■ Task statement ■
Search the data below for the string "Python". Extract every line that contains it.

■ Records provided ■

——

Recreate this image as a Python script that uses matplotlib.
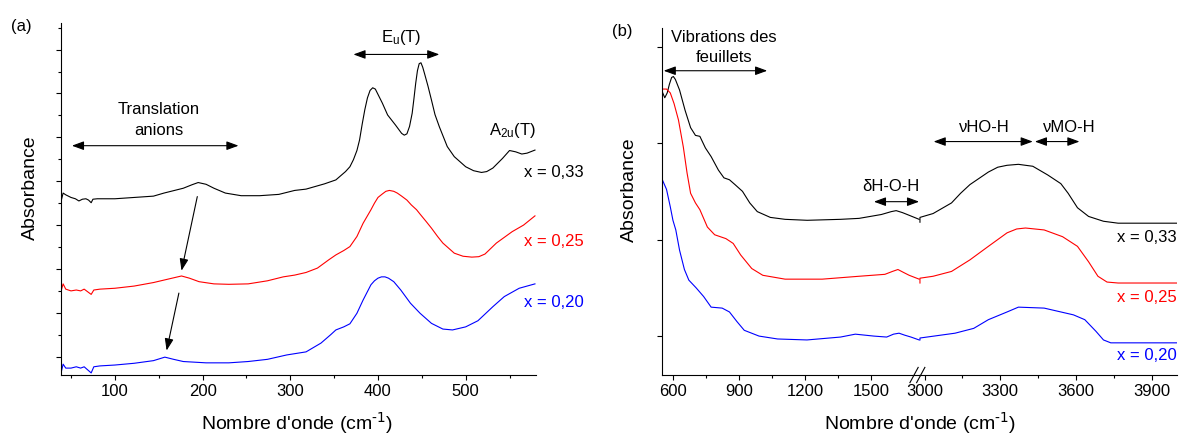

——

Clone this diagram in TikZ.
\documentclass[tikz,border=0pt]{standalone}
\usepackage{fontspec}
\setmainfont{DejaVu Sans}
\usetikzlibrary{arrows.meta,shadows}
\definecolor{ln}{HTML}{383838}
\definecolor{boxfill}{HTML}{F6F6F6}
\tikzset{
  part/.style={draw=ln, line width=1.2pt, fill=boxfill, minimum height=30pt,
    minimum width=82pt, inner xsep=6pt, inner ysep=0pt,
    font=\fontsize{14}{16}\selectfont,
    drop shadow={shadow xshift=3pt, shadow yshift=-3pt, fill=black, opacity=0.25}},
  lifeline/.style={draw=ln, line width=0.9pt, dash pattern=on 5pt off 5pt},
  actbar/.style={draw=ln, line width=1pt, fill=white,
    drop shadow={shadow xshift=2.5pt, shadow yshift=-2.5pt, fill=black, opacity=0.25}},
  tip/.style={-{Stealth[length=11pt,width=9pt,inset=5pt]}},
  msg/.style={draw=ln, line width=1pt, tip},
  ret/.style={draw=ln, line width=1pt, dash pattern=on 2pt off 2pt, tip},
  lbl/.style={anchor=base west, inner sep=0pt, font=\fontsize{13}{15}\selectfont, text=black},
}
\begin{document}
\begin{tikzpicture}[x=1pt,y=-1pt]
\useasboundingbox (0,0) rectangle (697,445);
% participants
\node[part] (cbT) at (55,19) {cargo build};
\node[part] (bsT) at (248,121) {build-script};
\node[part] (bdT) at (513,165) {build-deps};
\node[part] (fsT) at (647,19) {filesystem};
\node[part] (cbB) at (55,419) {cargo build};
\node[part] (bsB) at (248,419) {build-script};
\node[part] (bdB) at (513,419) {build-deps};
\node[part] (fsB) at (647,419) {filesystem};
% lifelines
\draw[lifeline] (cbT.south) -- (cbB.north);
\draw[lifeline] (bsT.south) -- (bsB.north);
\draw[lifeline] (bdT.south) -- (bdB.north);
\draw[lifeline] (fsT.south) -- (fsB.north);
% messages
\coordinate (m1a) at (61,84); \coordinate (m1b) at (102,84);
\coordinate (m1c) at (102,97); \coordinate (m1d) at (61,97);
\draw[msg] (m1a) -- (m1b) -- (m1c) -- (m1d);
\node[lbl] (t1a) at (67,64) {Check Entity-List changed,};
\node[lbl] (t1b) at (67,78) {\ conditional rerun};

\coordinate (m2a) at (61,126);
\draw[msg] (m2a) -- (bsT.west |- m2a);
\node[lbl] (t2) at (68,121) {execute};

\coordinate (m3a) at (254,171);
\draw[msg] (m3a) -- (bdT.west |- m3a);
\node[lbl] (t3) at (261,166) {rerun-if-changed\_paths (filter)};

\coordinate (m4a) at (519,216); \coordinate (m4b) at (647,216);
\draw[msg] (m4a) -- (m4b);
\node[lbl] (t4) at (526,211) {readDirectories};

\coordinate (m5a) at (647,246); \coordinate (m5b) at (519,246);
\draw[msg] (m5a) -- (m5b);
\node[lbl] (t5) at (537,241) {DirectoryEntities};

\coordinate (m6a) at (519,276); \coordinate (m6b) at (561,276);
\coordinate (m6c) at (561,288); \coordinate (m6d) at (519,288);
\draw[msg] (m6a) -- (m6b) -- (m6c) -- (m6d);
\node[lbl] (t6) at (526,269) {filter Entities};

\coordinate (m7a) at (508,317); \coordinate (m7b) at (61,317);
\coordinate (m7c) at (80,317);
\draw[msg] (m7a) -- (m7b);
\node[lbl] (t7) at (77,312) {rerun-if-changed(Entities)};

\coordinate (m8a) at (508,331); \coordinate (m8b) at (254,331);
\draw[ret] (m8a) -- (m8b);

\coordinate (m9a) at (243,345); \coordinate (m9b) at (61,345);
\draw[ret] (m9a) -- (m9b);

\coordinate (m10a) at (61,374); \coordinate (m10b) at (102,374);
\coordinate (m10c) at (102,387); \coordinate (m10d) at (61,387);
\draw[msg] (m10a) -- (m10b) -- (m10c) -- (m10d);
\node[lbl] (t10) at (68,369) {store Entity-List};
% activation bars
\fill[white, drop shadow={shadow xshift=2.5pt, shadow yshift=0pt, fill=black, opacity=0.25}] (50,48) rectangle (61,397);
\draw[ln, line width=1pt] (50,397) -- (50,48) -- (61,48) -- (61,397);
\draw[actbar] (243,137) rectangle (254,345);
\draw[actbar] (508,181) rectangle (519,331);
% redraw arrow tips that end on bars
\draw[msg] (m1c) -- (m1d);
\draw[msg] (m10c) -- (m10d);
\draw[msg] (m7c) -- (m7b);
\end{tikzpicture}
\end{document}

——

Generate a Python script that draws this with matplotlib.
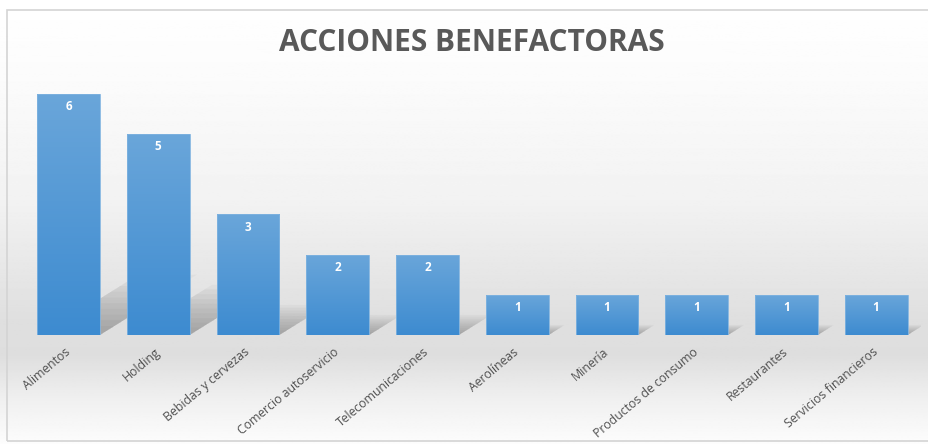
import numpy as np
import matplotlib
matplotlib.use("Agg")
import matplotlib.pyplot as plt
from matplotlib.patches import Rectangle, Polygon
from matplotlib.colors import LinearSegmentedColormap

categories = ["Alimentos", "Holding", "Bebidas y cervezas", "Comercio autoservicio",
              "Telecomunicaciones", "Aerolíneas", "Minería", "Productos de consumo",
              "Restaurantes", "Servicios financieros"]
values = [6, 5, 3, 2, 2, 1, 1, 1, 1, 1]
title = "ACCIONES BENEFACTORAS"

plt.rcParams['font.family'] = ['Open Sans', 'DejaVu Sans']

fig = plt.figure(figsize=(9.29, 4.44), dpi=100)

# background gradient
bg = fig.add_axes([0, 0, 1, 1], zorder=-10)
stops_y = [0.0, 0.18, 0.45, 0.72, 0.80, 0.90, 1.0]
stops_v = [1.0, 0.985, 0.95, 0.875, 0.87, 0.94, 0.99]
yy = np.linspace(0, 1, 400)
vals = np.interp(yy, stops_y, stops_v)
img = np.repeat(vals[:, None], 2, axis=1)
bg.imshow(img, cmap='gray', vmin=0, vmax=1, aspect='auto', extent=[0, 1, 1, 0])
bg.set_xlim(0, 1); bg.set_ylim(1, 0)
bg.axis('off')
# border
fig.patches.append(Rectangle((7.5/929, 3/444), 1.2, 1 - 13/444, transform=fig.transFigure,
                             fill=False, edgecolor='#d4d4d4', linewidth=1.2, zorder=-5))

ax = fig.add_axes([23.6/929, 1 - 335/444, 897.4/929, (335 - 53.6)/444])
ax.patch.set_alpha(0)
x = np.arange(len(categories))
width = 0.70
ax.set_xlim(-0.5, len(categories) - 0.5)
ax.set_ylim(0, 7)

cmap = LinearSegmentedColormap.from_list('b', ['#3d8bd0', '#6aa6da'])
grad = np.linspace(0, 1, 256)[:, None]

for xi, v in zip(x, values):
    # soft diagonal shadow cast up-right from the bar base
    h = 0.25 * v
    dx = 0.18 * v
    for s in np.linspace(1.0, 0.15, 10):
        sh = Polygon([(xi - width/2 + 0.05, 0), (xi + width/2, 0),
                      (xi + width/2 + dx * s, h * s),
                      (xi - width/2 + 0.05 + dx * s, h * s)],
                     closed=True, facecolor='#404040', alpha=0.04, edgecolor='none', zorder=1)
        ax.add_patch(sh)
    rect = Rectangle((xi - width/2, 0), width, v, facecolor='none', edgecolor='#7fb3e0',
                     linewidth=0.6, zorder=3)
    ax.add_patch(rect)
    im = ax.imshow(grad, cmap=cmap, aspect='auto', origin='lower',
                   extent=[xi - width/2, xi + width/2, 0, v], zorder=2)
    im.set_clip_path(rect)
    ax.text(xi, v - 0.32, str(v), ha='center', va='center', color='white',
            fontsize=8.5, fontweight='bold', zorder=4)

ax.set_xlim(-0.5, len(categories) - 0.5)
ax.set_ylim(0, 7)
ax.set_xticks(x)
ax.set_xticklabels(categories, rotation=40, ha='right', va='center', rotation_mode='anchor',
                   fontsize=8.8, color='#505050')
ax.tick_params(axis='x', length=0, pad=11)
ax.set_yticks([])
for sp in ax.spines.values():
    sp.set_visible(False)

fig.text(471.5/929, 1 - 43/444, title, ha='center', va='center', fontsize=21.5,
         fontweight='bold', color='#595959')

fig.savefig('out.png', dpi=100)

——

■ Written response ■
Recreate this image as a Python script that uses matplotlib.
Generate a Python script that draws this with matplotlib.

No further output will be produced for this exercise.